"""

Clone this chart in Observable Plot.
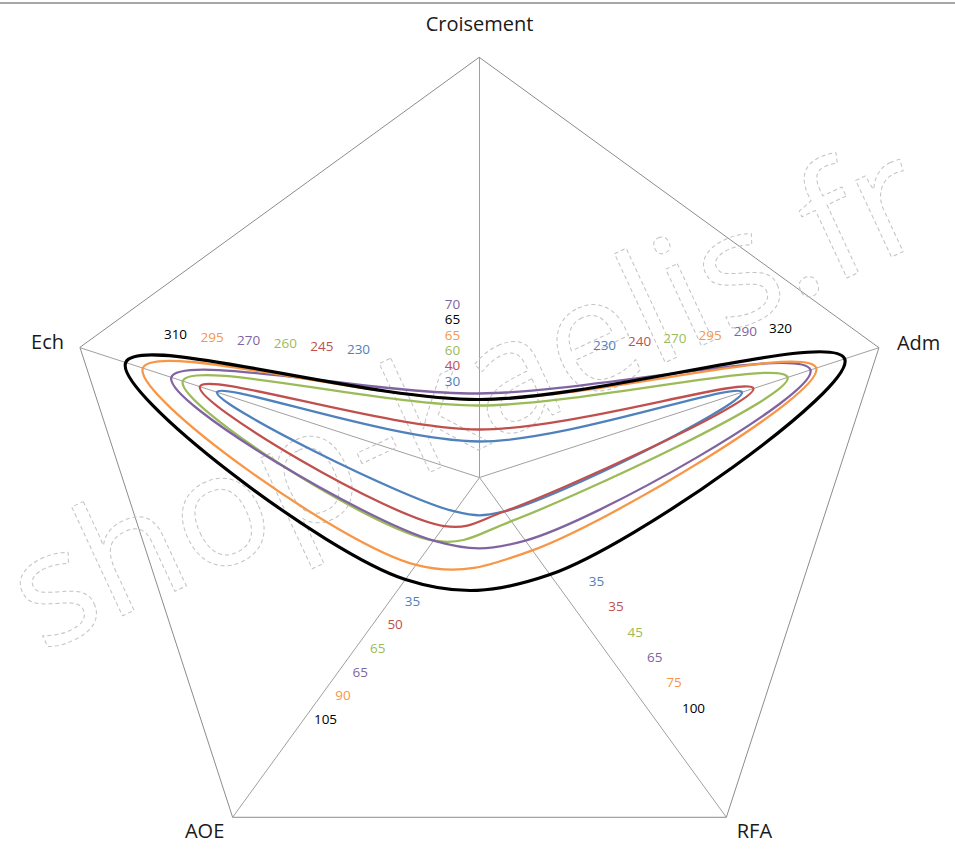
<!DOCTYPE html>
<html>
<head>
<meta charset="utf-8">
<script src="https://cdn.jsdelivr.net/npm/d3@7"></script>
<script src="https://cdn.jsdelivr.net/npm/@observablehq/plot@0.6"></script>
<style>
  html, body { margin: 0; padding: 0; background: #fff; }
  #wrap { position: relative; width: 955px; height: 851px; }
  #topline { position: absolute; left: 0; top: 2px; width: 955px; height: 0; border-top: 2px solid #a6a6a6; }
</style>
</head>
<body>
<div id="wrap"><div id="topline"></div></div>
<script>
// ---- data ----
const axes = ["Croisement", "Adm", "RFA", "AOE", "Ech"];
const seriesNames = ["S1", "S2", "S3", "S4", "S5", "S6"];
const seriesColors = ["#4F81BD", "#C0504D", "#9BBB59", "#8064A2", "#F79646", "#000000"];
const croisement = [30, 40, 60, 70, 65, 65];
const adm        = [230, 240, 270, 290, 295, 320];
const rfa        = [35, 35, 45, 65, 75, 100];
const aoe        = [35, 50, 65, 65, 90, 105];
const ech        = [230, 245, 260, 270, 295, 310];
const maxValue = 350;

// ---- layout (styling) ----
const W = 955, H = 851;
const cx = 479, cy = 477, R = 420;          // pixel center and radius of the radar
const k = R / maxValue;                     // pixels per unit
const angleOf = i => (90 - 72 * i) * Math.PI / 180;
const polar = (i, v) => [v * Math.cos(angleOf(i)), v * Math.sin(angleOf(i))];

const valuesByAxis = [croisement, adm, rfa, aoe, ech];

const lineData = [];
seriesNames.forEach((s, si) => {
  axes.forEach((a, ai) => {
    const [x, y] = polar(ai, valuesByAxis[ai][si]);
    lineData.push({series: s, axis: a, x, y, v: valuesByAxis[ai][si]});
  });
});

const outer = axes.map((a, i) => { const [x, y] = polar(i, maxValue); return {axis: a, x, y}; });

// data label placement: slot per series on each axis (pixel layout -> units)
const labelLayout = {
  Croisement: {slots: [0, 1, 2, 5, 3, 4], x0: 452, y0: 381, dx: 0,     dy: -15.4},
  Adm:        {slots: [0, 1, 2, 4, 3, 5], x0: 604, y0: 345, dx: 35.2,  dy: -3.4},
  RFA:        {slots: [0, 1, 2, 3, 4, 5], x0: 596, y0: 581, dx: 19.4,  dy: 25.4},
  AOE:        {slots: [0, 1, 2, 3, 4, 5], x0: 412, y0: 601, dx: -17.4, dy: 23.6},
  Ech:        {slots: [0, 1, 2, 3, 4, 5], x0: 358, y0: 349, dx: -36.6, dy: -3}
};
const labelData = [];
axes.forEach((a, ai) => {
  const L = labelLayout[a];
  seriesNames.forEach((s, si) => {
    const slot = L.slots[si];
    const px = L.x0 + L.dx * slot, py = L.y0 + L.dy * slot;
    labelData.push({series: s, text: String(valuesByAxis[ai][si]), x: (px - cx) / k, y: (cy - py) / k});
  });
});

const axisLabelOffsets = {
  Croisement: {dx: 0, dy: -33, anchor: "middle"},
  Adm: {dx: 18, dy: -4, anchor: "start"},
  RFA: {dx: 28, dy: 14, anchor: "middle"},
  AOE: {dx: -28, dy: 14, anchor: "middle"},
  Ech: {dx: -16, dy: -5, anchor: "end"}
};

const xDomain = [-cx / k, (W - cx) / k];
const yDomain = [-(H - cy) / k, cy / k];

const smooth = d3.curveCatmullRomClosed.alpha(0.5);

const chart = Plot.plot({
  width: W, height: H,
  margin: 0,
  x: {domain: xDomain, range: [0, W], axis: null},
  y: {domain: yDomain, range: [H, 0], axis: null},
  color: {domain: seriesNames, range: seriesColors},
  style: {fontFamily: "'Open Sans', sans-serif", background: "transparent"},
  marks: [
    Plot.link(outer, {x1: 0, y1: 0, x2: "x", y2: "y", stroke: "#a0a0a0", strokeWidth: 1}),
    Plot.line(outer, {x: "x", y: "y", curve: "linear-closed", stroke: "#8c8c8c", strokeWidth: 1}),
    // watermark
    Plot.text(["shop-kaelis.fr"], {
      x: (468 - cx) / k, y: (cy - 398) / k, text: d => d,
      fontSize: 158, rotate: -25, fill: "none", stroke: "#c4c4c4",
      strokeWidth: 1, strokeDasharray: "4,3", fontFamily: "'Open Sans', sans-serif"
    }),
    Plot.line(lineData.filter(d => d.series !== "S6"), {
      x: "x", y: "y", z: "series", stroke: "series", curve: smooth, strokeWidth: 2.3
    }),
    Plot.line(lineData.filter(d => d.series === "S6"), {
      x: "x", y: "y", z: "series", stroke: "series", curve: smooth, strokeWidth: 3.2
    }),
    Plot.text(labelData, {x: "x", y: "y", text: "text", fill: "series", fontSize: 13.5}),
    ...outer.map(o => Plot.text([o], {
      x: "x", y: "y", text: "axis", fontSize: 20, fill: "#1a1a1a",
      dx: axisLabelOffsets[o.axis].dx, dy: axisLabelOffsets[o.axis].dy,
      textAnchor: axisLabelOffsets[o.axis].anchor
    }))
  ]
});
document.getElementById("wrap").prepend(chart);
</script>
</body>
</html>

"""

Reproduce exactly the run of lines that opens the listing and closes with the line holding "const maxValue = 350;". Pictures are excluded.

Answer to this task
Clone this chart in Observable Plot.
<!DOCTYPE html>
<html>
<head>
<meta charset="utf-8">
<script src="https://cdn.jsdelivr.net/npm/d3@7"></script>
<script src="https://cdn.jsdelivr.net/npm/@observablehq/plot@0.6"></script>
<style>
  html, body { margin: 0; padding: 0; background: #fff; }
  #wrap { position: relative; width: 955px; height: 851px; }
  #topline { position: absolute; left: 0; top: 2px; width: 955px; height: 0; border-top: 2px solid #a6a6a6; }
</style>
</head>
<body>
<div id="wrap"><div id="topline"></div></div>
<script>
// ---- data ----
const axes = ["Croisement", "Adm", "RFA", "AOE", "Ech"];
const seriesNames = ["S1", "S2", "S3", "S4", "S5", "S6"];
const seriesColors = ["#4F81BD", "#C0504D", "#9BBB59", "#8064A2", "#F79646", "#000000"];
const croisement = [30, 40, 60, 70, 65, 65];
const adm        = [230, 240, 270, 290, 295, 320];
const rfa        = [35, 35, 45, 65, 75, 100];
const aoe        = [35, 50, 65, 65, 90, 105];
const ech        = [230, 245, 260, 270, 295, 310];
const maxValue = 350;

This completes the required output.